Hilary Lambert, the Wasatch Mountain Institute’s executive director, joined with Sydney Murray to create the program. Both are studying at the University of Utah, which helped fund it with a grant from the Campus Sustainability Initiative.

“If you come in here and are like, ‘That was really amazing and I want to take my family,’” said Hilary Lambert, the Wasatch Mountain Institute’s executive director, “hopefully it’s the entry point to that.”

Lambert said her hope is that the people who really enjoy one or more of the activities will introduce others they know to them. Eventually, instead of the program taking people of color on outings, she hopes they’ll take each other. To lower some of the barriers to that, the institute has built and continues to grow its gear library. Currently the library mostly resides at the Wasatch Mountain Institute’s campus at the Rock Cliff Nature Center, but the organization has purchased a trailer to make the gear more mobile.

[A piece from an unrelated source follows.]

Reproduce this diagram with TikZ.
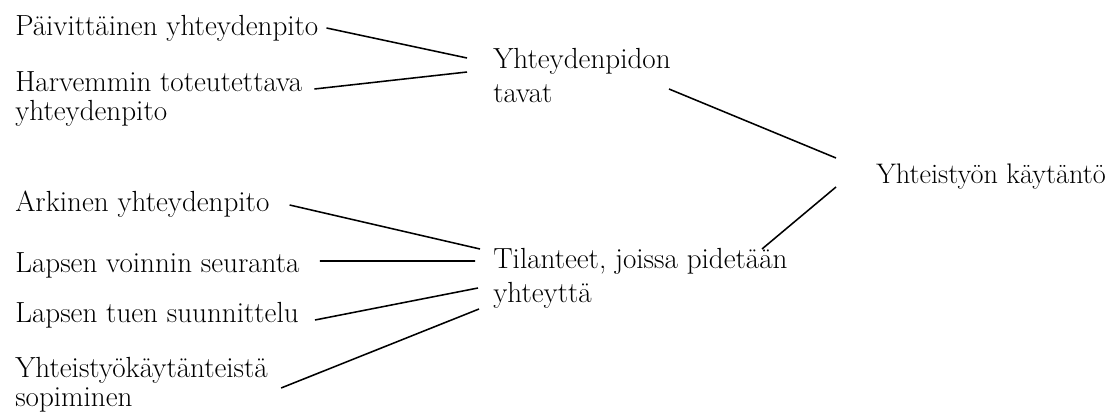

“We can’t serve everybody,” Lambert said of Camping in Color, “so the gear library is a great tool to help serve more people.”

Lambert said she would like to expand the gear library to include a wider variety of gear and the Camping in Color program to include more families. For that, though, she needs “buckets of money.”

Last November, Swann helped with Salt Lake City’s successful campaign to pass an $85 million bond measure to bolster the city’s trails and parks. Most of that money will go to infrastructure, however, as do most of the grants given out by the Utah Division of Outdoor Recreation. While that’s far from money wasted, what’s needed to get new groups outside, Lambert said, is funding for programs.

In order to get that, and make the most of it, some of the panelists suggested all those programs working to diversify the outdoors could benefit from coming together. A small detour can result in a sea change.

“That one-off grant for a program is nice, but it’s not making that generational change possible,” said Jacob Fisher, the Thrive Outdoor Initiative development and programs manager.

“We’re all collectively worth more together.”